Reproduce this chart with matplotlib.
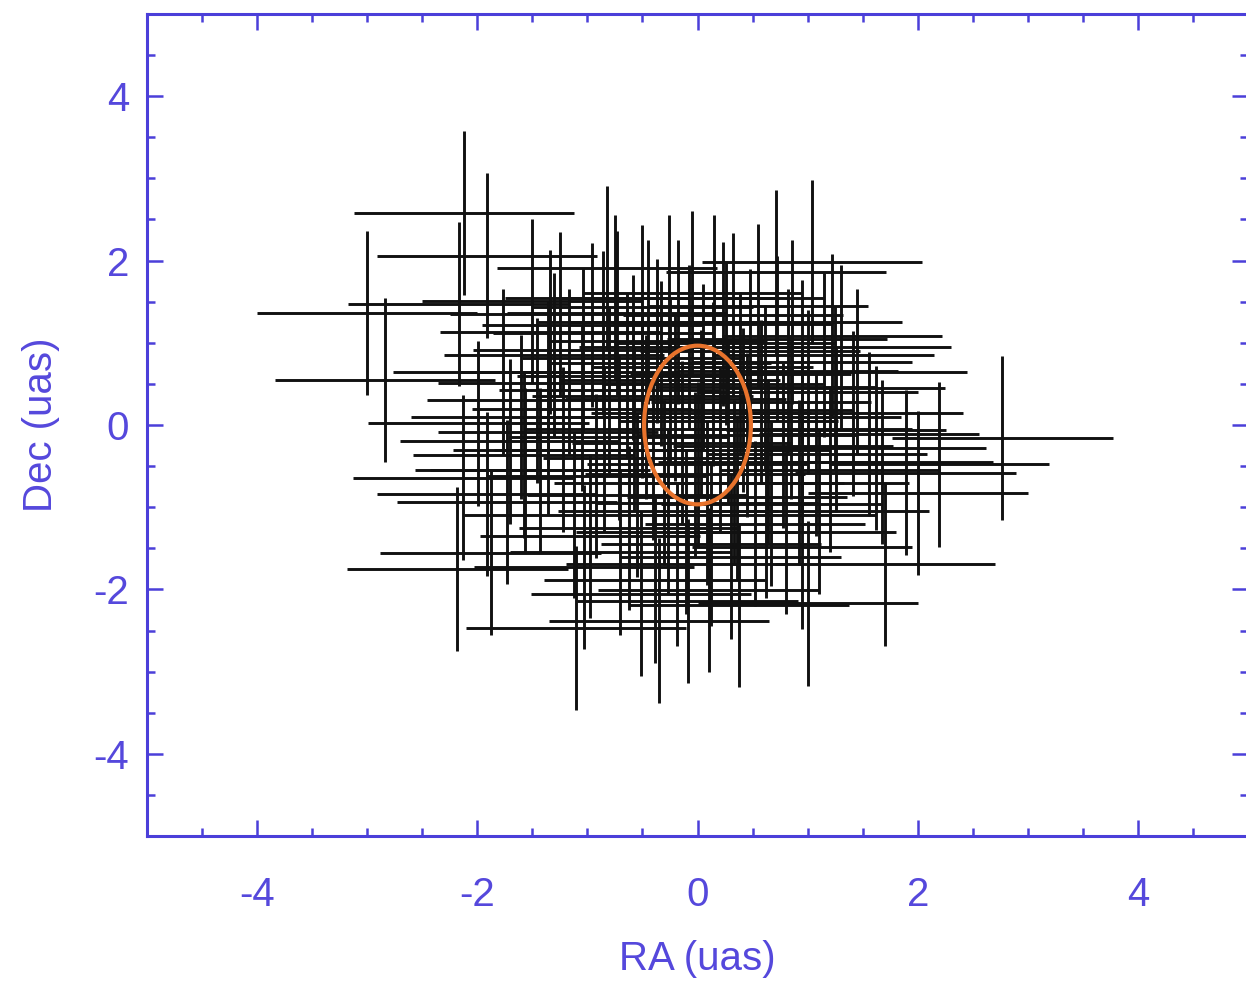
import matplotlib
matplotlib.use('Agg')
import matplotlib.pyplot as plt
from matplotlib.patches import Ellipse
from matplotlib.ticker import MultipleLocator

# offsets in micro-arcseconds, one cross per measurement
ra = [-2.12, -1.91, -3.00, -2.84, -2.17, -1.50, -0.82, -1.77, -1.34, -1.99,
      -1.46, -0.73, -1.04, -0.96, -0.59, -1.36, -2.13, -1.36, -1.58, -1.57,
      -1.91, -1.73, -2.18, -1.88, -1.10, -1.43, -0.51, -1.03, -0.35, -0.39,
      -0.19, -0.09, 0.10, 0.38, 1.00, 0.95, 2.77, 2.19, 1.89, 2.00,
      1.62, 1.56, 1.70, 1.26, 1.41, 0.67, 1.04, 0.71, 0.86, 1.22,
      0.95, 0.82, 1.25, 1.68, -0.50, -0.26, -0.05, 0.32, 0.23, -0.86,
      -0.37, 0.05, -1.17, 0.61, 0.41,
      -1.22, -1.05, -0.92, -0.80, -0.71, -0.64, -0.55, -0.47, -0.40, -0.33,
      -0.27, -0.20, -0.14, -0.08, -0.02, 0.03, 0.09, 0.14, 0.20, 0.26,
      0.33, 0.39, 0.45, 0.52, 0.58, 0.64, 0.72, 0.78, 0.85, 0.92,
      1.00, 1.08, 1.15, -1.12, -0.98, -0.85, -0.75, -0.62, -0.50, -0.30,
      -0.18, 0.00, 0.12, 0.28, 0.48, 0.62, 0.80, 1.10, 1.30, 1.45,
      -1.30, -1.60, -1.70, -0.70, 0.30, -0.10, 0.55, -0.45, 0.15, -1.25,
      1.20, 0.95, -0.58, 0.36, -0.25]
dec = [2.58, 2.06, 1.36, 0.55, 1.47, 1.51, 1.91, 0.65, 1.13, 0.02,
       0.30, 1.36, 0.91, 1.22, 0.82, 0.51, -0.64, -0.09, -0.37, -0.55,
       -0.84, -0.94, -1.75, -1.56, -2.47, -0.55, -2.05, -1.73, -2.38, -1.89,
       -1.69, -2.14, -2.01, -2.19, -2.17, -1.48, -0.16, -0.48, -0.58, -0.83,
       -0.28, -0.11, -1.69, -0.06, 0.14, -0.96, 1.98, 1.86, 1.25, 1.08,
       0.77, 0.66, 0.45, -0.45, 1.43, 1.55, 1.60, 1.34, 1.23, 1.12,
       1.02, 0.71, 0.65, 0.46, 0.18,
       -0.30, 0.20, -0.62, 0.42, -0.15, 0.60, -0.85, 0.10, -0.40, 0.75,
       -1.05, 0.32, -0.22, 0.95, -0.60, 0.15, -0.95, 0.50, -0.30, 1.00,
       -0.70, 0.62, -0.12, -1.20, 0.28, -0.45, 1.05, -0.25, 0.10, -0.70,
       0.40, -0.35, 0.85, -1.10, -1.35, -0.30, 1.55, -1.25, 0.35, -0.70,
       1.25, -0.48, -1.45, 0.05, 0.90, -1.10, -1.30, -1.05, 0.95, 0.65,
       0.85, 0.10, -0.20, -1.55, -1.60, -1.30, 1.45, 1.25, 1.55, 1.35,
       -0.55, -0.05, -0.05, -0.88, 0.55]
ra_err = 1.0
dec_err = 1.0

# 1-sigma ellipse around the origin
ell_ra, ell_dec = 0.0, 0.0
ell_w, ell_h = 0.97, 1.93

axis_blue = '#4b3fd9'
text_blue = '#5548dc'

plt.rcParams['font.family'] = ['Liberation Sans', 'DejaVu Sans']
plt.rcParams['axes.unicode_minus'] = False

fig = plt.figure(figsize=(12.46, 9.83), dpi=100)
ax = fig.add_axes([147 / 1246, 1 - 836 / 983, 1101 / 1246, 822 / 983])

ax.errorbar(ra, dec, xerr=ra_err, yerr=dec_err, fmt='none',
            ecolor='#111111', elinewidth=2.1, capsize=0, zorder=2)
ax.add_patch(Ellipse((ell_ra, ell_dec), ell_w, ell_h, fill=False,
                     edgecolor='#e8732c', linewidth=3.0, zorder=3))

ax.set_xlim(-5, 5)
ax.set_ylim(-5, 5)
ax.xaxis.set_minor_locator(MultipleLocator(0.5))
ax.yaxis.set_minor_locator(MultipleLocator(0.5))
ax.set_xticks([-4, -2, 0, 2, 4])
ax.set_yticks([-4, -2, 0, 2, 4])

for s in ax.spines.values():
    s.set_color(axis_blue)
    s.set_linewidth(2.2)

ax.tick_params(which='both', direction='in', top=True, right=True,
               color=axis_blue, width=1.8)
ax.tick_params(which='major', length=11.5, labelsize=29, labelcolor=text_blue)
ax.tick_params(which='minor', length=5.8)
ax.tick_params(axis='x', which='major', pad=29)
ax.tick_params(axis='y', which='major', pad=13)

ax.set_xlabel('RA (uas)', fontsize=29, color=text_blue)
ax.set_ylabel('Dec (uas)', fontsize=29, color=text_blue)
ax.xaxis.set_label_coords(0.5, -0.126)
ax.yaxis.set_label_coords(-0.079, 0.5)

fig.savefig('out.png', dpi=100, facecolor='white')
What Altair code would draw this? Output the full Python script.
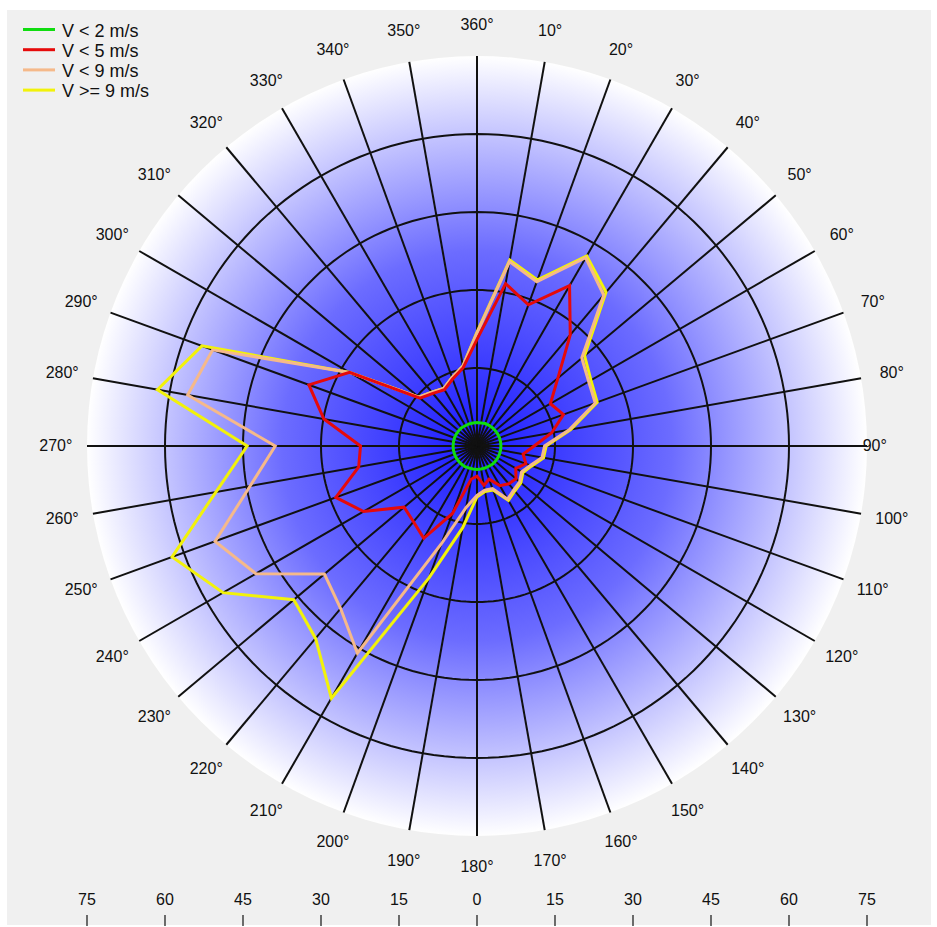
import math
import numpy as np
import pandas as pd
import altair as alt

# ---- canvas and polar frame -------------------------------------------
W, H = 937, 927
CX, CY = 477.0, 446.0      # pixel position of the rose centre
PX = 5.2                   # pixels per unit of radius
R_MAX = 75
RINGS = [15, 30, 45, 60]

FONT = "Liberation Sans Narrow, Liberation Sans, Arial, sans-serif"

# ---- data: cumulative frequency per direction (every 10 deg, from north) ---
directions = list(range(0, 360, 10))

calm = [4.5, 4.5, 4.6, 4.6, 4.6, 4.6, 4.6, 4.6, 4.6,
        4.6, 4.6, 4.6, 4.6, 4.6, 4.6, 4.5, 4.5, 4.5,
        4.5, 4.5, 4.5, 4.6, 4.6, 4.6, 4.6, 4.6, 4.6,
        4.6, 4.6, 4.6, 4.6, 4.6, 4.6, 4.5, 4.5, 4.5]

light = [20.5, 31.7, 28.9, 35.6, 27.9, 20.3, 16.3, 17.7, 14.6,
         11.0, 9.0, 10.0, 8.6, 9.8, 9.5, 8.8, 6.8, 7.7,
         5.8, 6.5, 13.8, 20.5, 19.0, 18.3, 25.2, 28.9, 23.1,
         22.4, 29.9, 34.4, 28.3, 14.3, 13.2, 12.5, 13.7, 15.3]

moderate = [21.7, 36.0, 33.6, 41.8, 37.9, 26.3, 24.8, 24.2, 18.0,
            13.0, 12.7, 10.9, 9.9, 10.7, 11.0, 11.8, 8.7, 8.6,
            9.5, 12.0, 20.0, 46.0, 40.8, 38.3, 49.1, 53.6, 44.3,
            38.8, 56.5, 54.1, 28.3, 14.6, 13.5, 12.8, 14.0, 15.6]

strong = [21.9, 36.3, 34.0, 42.2, 38.6, 27.0, 25.3, 24.6, 18.3,
          13.3, 13.0, 11.2, 10.2, 11.0, 11.3, 12.1, 9.0, 8.9,
          9.8, 16.0, 27.0, 56.0, 48.3, 46.0, 56.4, 62.4, 51.0,
          44.2, 62.4, 56.3, 28.3, 14.6, 13.5, 12.8, 14.0, 15.6]

series_names = ["\u00a0V < 2 m/s", "V < 5 m/s", "V < 9 m/s", "\u00a0V >= 9 m/s"]
series_colors = ["#10dc10", "#e60a0a", "#f5b98a", "#f2f20a"]
series_values = [calm, light, moderate, strong]

scale_ticks = [-75, -60, -45, -30, -15, 0, 15, 30, 45, 60, 75]

# ---- shared scales ------------------------------------------------------
xscale = alt.Scale(domain=[-CX / PX, (W - CX) / PX], nice=False, zero=False)
yscale = alt.Scale(domain=[-(H - CY) / PX, CY / PX], nice=False, zero=False)


def X(field):
    return alt.X(field, type="quantitative", scale=xscale, axis=None)


def Y(field):
    return alt.Y(field, type="quantitative", scale=yscale, axis=None)


def polar_frame(values, name):
    ang = np.radians(directions + [directions[0]])
    r = np.array(list(values) + [values[0]])
    return pd.DataFrame({"series": name, "step": np.arange(len(r)),
                         "x": r * np.sin(ang), "y": r * np.cos(ang)})


one = pd.DataFrame({"x": [0.0], "y": [0.0]})

# grey panel
panel = alt.Chart(one).mark_rect(color="#f0f0f0").encode(
    x=alt.value(7), x2=alt.value(931), y=alt.value(10), y2=alt.value(925))

# radial blue-to-white disc
disc = alt.Chart(one).mark_arc(
    radius=R_MAX * PX, theta=0, theta2=2 * math.pi,
    fill=alt.RadialGradient(
        gradient="radial",
        stops=[alt.GradientStop(color="#1a1aff", offset=0),
               alt.GradientStop(color="#6c6cff", offset=0.5),
               alt.GradientStop(color="#ffffff", offset=1)],
        x1=0.5, y1=0.5, r1=0, x2=0.5, y2=0.5, r2=0.5),
).encode(x=X("x"), y=Y("y"))

# spokes every 10 degrees
sp_ang = np.radians(directions)
spokes_df = pd.DataFrame({"x0": 0.0, "y0": 0.0,
                          "x1": R_MAX * np.sin(sp_ang), "y1": R_MAX * np.cos(sp_ang)})
spokes = alt.Chart(spokes_df).mark_rule(color="#111111", strokeWidth=2).encode(
    x=X("x0"), y=Y("y0"), x2="x1", y2="y1")

# concentric rings
ring_rows = []
for rr in RINGS:
    for k, a in enumerate(range(0, 361, 2)):
        t = math.radians(a)
        ring_rows.append({"ring": rr, "k": k, "x": rr * math.sin(t), "y": rr * math.cos(t)})
rings = alt.Chart(pd.DataFrame(ring_rows)).mark_line(color="#111111", strokeWidth=2).encode(
    x=X("x"), y=Y("y"), detail="ring:N", order="k:Q")

# direction labels
lab_r = [76.5 if d == 90 else 81 for d in directions]
lab_dirs = [d if d else 360 for d in directions]
lab_df = pd.DataFrame({
    "text": [f"{d}\u00b0" for d in lab_dirs],
    "x": [r * math.sin(math.radians(d)) for r, d in zip(lab_r, directions)],
    "y": [r * math.cos(math.radians(d)) for r, d in zip(lab_r, directions)],
})
dir_labels = alt.Chart(lab_df).mark_text(
    font=FONT, fontSize=16, color="#111111", align="center", baseline="middle"
).encode(x=X("x"), y=Y("y"), text="text:N")

# rose polygons, outermost first
lines = []
for name, color, vals in reversed(list(zip(series_names, series_colors, series_values))):
    lines.append(
        alt.Chart(polar_frame(vals, name)).mark_line(color=color, strokeWidth=3).encode(
            x=X("x"), y=Y("y"), order="step:Q"))

# radius scale along the bottom
tick_df = pd.DataFrame({"v": scale_ticks, "label": [str(abs(v)) for v in scale_ticks]})
scale_marks = alt.Chart(tick_df).mark_rule(color="#111111", strokeWidth=1.2).encode(
    x=X("v"), y=alt.value(915), y2=alt.value(926))
scale_text = alt.Chart(tick_df).mark_text(
    font=FONT, fontSize=16, color="#111111", align="center", baseline="middle"
).encode(x=X("v"), y=alt.value(900), text="label:N")

# legend
leg_df = pd.DataFrame({"name": series_names, "color": series_colors,
                       "row": list(range(len(series_names)))})
leg_df["py"] = 29.5 + 20.2 * leg_df["row"]
leg_lines = alt.Chart(leg_df).mark_rule(strokeWidth=3).encode(
    x=alt.value(23), x2=alt.value(55),
    y=alt.Y("py:Q", scale=None, axis=None),
    color=alt.Color("color:N", scale=None))
leg_text = alt.Chart(leg_df).mark_text(
    font=FONT, fontSize=18, color="#111111", align="left", baseline="middle", dy=2
).encode(x=alt.value(62), y=alt.Y("py:Q", scale=None, axis=None), text="name:N")

chart = alt.layer(
    panel, disc, spokes, rings, *lines, dir_labels, scale_marks, scale_text,
    leg_lines, leg_text
).resolve_scale(y="independent").properties(
    width=W, height=H, padding=0, autosize="none", background="white"
).configure_view(stroke=None)

chart.save("out.html", embed_options={"renderer": "svg", "actions": False})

········

▸ **The problem**: Pictures are excluded. Repeat exactly the lines from the one containing "What Altair code" to the one containing "import altair as alt", inclusive.

▸ **Complete response**:
What Altair code would draw this? Output the full Python script.
import math
import numpy as np
import pandas as pd
import altair as alt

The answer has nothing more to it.